• [WHAT IS ASKED] The lines to extract run from the first line of the material below to the line containing "1.9, 0.3, 0];", both included; leave the pictures behind.

----------------

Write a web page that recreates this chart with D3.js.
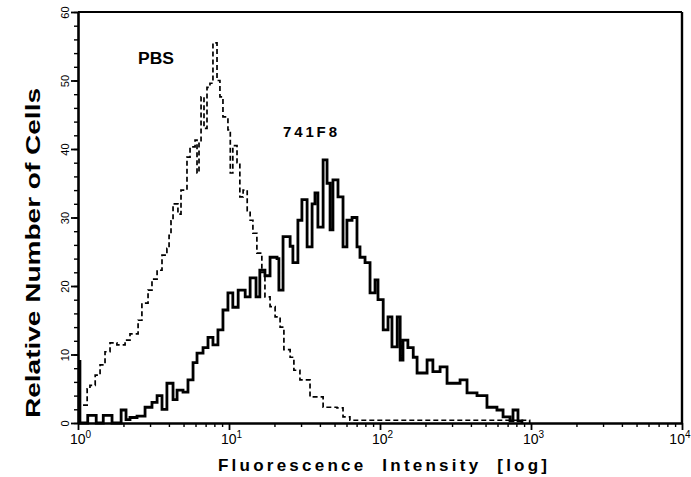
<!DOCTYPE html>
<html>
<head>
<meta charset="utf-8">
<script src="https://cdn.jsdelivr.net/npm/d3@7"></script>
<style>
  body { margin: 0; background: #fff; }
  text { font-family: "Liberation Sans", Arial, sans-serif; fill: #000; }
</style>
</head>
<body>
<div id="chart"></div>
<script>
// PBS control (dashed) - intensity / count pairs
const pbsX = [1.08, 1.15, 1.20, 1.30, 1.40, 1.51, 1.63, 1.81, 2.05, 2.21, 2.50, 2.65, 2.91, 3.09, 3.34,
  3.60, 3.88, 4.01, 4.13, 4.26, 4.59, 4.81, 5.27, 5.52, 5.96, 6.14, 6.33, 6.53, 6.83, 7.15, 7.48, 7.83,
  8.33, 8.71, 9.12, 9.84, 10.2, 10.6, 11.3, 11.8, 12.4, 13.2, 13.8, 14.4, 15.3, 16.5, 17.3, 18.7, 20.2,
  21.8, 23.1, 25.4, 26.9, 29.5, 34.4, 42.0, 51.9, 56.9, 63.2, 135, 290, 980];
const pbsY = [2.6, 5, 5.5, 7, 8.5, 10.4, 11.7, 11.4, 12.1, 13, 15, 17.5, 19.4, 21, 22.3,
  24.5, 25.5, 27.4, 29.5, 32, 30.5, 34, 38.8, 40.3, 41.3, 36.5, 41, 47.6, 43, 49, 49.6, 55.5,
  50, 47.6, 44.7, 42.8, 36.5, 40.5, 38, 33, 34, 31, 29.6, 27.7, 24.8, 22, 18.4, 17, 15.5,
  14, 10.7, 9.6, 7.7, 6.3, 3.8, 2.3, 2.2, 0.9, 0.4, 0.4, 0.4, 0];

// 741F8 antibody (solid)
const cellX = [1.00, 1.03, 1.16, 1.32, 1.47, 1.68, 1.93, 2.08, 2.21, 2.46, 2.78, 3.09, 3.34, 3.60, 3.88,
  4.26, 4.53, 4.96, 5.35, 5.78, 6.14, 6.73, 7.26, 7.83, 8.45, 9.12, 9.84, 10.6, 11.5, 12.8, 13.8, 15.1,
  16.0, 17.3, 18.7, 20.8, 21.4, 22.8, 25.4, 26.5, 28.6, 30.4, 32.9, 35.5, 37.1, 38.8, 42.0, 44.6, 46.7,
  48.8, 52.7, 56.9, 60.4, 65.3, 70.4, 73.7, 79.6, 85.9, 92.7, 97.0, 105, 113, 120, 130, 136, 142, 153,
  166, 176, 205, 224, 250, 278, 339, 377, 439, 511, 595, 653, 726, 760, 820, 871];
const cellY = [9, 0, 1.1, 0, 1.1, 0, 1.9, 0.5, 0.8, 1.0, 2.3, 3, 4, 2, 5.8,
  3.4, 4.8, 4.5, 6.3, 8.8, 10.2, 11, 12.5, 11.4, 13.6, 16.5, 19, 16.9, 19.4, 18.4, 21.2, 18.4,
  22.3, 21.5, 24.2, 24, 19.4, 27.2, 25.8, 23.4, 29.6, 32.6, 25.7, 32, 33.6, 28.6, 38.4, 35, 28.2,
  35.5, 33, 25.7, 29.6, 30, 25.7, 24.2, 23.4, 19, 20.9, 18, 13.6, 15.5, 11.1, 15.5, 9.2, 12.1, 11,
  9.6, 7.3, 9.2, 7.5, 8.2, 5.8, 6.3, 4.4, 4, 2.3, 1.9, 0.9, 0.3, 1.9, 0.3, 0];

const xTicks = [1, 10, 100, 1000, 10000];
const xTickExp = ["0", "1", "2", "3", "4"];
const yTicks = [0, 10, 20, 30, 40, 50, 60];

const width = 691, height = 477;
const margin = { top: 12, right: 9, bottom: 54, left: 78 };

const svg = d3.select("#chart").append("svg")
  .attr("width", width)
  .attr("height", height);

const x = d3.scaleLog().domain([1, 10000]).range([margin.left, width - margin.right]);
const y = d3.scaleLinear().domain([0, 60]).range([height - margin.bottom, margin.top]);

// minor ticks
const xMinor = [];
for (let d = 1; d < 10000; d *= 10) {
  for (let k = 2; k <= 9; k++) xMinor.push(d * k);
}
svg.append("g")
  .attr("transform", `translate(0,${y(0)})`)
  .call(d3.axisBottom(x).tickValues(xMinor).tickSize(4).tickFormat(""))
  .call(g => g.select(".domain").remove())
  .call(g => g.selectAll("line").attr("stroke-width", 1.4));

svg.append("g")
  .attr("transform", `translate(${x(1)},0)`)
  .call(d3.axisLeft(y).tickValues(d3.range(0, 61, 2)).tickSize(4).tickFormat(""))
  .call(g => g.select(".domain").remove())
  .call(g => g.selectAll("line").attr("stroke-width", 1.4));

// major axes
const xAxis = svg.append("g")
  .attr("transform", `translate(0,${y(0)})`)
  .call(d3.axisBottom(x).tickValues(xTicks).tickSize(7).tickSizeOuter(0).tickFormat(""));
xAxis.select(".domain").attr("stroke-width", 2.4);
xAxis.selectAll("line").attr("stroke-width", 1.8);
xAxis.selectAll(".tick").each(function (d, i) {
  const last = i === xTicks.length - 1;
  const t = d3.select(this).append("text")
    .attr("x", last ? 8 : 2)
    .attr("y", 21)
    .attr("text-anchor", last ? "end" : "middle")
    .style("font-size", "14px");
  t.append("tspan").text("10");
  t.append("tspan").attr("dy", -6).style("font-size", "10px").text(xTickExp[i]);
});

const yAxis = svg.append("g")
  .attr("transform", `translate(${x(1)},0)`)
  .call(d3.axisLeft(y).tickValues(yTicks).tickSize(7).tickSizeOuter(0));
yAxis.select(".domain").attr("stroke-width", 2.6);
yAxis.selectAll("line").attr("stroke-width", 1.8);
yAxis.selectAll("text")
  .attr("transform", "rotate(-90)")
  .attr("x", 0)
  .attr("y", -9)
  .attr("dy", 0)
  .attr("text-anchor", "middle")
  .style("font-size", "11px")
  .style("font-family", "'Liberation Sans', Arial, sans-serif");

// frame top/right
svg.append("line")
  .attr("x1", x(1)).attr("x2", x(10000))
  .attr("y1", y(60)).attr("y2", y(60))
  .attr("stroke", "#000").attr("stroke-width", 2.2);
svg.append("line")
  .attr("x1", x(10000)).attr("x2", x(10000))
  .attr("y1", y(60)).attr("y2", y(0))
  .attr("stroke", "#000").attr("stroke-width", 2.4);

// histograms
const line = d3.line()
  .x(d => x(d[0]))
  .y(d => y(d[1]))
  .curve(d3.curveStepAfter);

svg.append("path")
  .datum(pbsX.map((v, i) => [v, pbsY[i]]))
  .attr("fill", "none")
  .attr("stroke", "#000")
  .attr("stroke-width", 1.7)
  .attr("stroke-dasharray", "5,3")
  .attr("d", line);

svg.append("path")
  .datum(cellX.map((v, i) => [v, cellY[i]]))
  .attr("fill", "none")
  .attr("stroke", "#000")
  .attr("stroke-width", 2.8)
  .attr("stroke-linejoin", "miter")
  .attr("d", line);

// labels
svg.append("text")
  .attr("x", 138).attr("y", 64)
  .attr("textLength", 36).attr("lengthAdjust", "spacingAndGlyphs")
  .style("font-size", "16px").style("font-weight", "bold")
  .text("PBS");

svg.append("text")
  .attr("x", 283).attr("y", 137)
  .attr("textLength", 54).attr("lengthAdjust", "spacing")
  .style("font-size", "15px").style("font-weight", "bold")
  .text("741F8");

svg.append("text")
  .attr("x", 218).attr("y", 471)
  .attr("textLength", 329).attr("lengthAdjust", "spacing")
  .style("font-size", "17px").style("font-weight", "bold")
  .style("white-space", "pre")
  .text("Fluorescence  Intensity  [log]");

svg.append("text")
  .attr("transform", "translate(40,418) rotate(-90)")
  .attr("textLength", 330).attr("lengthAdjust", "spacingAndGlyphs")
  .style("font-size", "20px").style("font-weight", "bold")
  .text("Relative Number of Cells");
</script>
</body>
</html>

----------------

• [IN RESPONSE]
Write a web page that recreates this chart with D3.js.
<!DOCTYPE html>
<html>
<head>
<meta charset="utf-8">
<script src="https://cdn.jsdelivr.net/npm/d3@7"></script>
<style>
  body { margin: 0; background: #fff; }
  text { font-family: "Liberation Sans", Arial, sans-serif; fill: #000; }
</style>
</head>
<body>
<div id="chart"></div>
<script>
// PBS control (dashed) - intensity / count pairs
const pbsX = [1.08, 1.15, 1.20, 1.30, 1.40, 1.51, 1.63, 1.81, 2.05, 2.21, 2.50, 2.65, 2.91, 3.09, 3.34,
  3.60, 3.88, 4.01, 4.13, 4.26, 4.59, 4.81, 5.27, 5.52, 5.96, 6.14, 6.33, 6.53, 6.83, 7.15, 7.48, 7.83,
  8.33, 8.71, 9.12, 9.84, 10.2, 10.6, 11.3, 11.8, 12.4, 13.2, 13.8, 14.4, 15.3, 16.5, 17.3, 18.7, 20.2,
  21.8, 23.1, 25.4, 26.9, 29.5, 34.4, 42.0, 51.9, 56.9, 63.2, 135, 290, 980];
const pbsY = [2.6, 5, 5.5, 7, 8.5, 10.4, 11.7, 11.4, 12.1, 13, 15, 17.5, 19.4, 21, 22.3,
  24.5, 25.5, 27.4, 29.5, 32, 30.5, 34, 38.8, 40.3, 41.3, 36.5, 41, 47.6, 43, 49, 49.6, 55.5,
  50, 47.6, 44.7, 42.8, 36.5, 40.5, 38, 33, 34, 31, 29.6, 27.7, 24.8, 22, 18.4, 17, 15.5,
  14, 10.7, 9.6, 7.7, 6.3, 3.8, 2.3, 2.2, 0.9, 0.4, 0.4, 0.4, 0];

// 741F8 antibody (solid)
const cellX = [1.00, 1.03, 1.16, 1.32, 1.47, 1.68, 1.93, 2.08, 2.21, 2.46, 2.78, 3.09, 3.34, 3.60, 3.88,
  4.26, 4.53, 4.96, 5.35, 5.78, 6.14, 6.73, 7.26, 7.83, 8.45, 9.12, 9.84, 10.6, 11.5, 12.8, 13.8, 15.1,
  16.0, 17.3, 18.7, 20.8, 21.4, 22.8, 25.4, 26.5, 28.6, 30.4, 32.9, 35.5, 37.1, 38.8, 42.0, 44.6, 46.7,
  48.8, 52.7, 56.9, 60.4, 65.3, 70.4, 73.7, 79.6, 85.9, 92.7, 97.0, 105, 113, 120, 130, 136, 142, 153,
  166, 176, 205, 224, 250, 278, 339, 377, 439, 511, 595, 653, 726, 760, 820, 871];
const cellY = [9, 0, 1.1, 0, 1.1, 0, 1.9, 0.5, 0.8, 1.0, 2.3, 3, 4, 2, 5.8,
  3.4, 4.8, 4.5, 6.3, 8.8, 10.2, 11, 12.5, 11.4, 13.6, 16.5, 19, 16.9, 19.4, 18.4, 21.2, 18.4,
  22.3, 21.5, 24.2, 24, 19.4, 27.2, 25.8, 23.4, 29.6, 32.6, 25.7, 32, 33.6, 28.6, 38.4, 35, 28.2,
  35.5, 33, 25.7, 29.6, 30, 25.7, 24.2, 23.4, 19, 20.9, 18, 13.6, 15.5, 11.1, 15.5, 9.2, 12.1, 11,
  9.6, 7.3, 9.2, 7.5, 8.2, 5.8, 6.3, 4.4, 4, 2.3, 1.9, 0.9, 0.3, 1.9, 0.3, 0];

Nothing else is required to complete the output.